(begin)
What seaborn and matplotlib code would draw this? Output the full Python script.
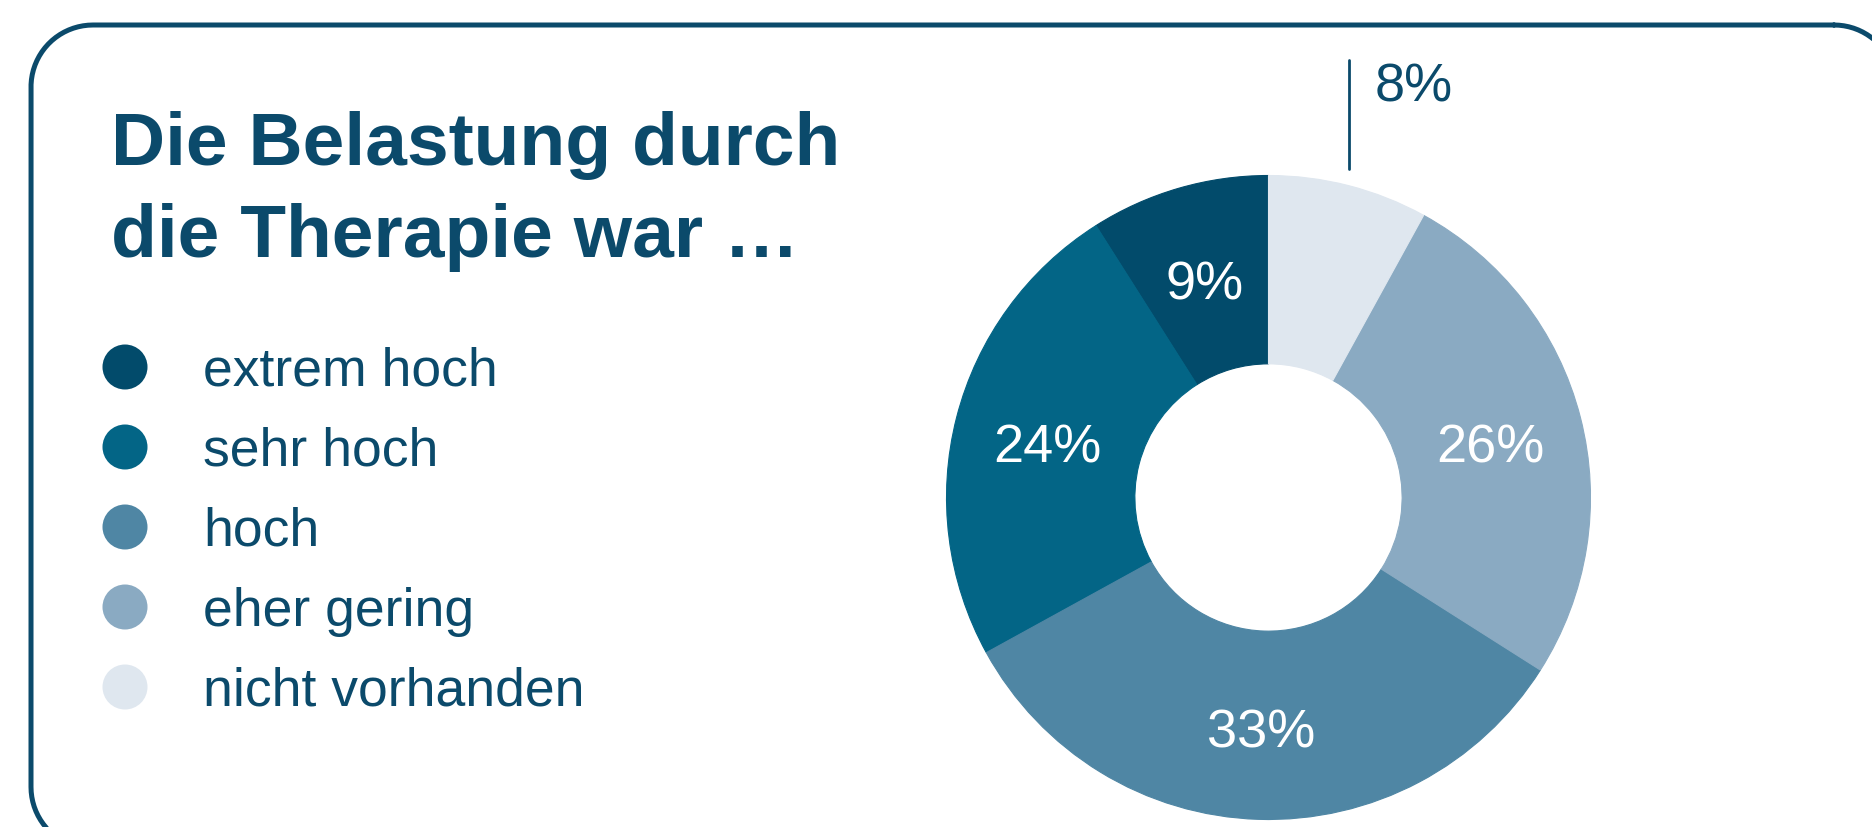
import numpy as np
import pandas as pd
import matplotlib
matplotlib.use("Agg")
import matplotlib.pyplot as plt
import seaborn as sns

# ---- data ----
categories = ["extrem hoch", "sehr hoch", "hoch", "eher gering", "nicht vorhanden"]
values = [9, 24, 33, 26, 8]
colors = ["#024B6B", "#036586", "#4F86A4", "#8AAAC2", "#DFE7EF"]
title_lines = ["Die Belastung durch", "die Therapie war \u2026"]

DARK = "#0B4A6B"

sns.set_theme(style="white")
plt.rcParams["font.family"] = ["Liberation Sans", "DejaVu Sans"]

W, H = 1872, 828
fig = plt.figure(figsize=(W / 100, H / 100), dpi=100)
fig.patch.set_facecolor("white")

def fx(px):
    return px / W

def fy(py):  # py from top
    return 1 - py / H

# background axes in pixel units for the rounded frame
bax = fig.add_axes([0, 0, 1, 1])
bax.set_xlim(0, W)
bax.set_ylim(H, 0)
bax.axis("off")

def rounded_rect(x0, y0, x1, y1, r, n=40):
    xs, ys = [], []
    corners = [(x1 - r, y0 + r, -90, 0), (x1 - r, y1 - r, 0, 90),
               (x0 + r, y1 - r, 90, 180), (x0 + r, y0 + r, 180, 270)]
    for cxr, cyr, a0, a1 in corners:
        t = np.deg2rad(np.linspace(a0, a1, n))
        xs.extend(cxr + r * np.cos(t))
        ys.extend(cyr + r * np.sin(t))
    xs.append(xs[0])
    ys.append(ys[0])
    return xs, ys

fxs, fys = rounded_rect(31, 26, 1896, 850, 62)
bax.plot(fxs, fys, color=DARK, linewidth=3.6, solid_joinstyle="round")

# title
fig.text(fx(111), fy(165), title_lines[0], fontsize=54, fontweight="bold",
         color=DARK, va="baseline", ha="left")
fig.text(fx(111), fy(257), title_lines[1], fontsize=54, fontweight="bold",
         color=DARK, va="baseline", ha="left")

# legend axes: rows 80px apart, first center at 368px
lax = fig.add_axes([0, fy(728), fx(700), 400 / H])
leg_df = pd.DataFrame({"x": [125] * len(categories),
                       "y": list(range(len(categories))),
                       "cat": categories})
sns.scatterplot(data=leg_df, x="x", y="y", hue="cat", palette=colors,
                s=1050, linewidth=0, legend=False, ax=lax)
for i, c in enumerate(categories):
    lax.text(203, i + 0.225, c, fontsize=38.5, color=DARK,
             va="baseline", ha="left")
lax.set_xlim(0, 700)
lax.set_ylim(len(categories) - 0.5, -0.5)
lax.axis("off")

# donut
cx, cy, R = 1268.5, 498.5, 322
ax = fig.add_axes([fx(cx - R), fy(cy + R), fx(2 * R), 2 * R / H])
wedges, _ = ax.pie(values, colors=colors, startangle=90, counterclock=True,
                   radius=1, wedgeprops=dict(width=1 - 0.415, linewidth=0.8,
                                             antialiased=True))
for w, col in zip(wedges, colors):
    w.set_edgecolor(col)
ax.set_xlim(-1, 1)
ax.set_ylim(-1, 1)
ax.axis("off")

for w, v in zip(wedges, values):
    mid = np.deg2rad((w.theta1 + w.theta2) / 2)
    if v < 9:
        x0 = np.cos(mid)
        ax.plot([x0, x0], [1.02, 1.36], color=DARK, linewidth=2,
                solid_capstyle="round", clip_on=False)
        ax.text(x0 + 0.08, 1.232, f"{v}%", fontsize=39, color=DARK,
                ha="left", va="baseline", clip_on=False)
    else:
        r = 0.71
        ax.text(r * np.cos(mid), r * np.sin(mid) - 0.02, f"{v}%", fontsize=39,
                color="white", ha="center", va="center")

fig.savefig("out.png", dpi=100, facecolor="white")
(end)
Write down every line from the opening of the listing to the line with "import seaborn as sns", both included, and nothing else; the pictures are omitted.

What seaborn and matplotlib code would draw this? Output the full Python script.
import numpy as np
import pandas as pd
import matplotlib
matplotlib.use("Agg")
import matplotlib.pyplot as plt
import seaborn as sns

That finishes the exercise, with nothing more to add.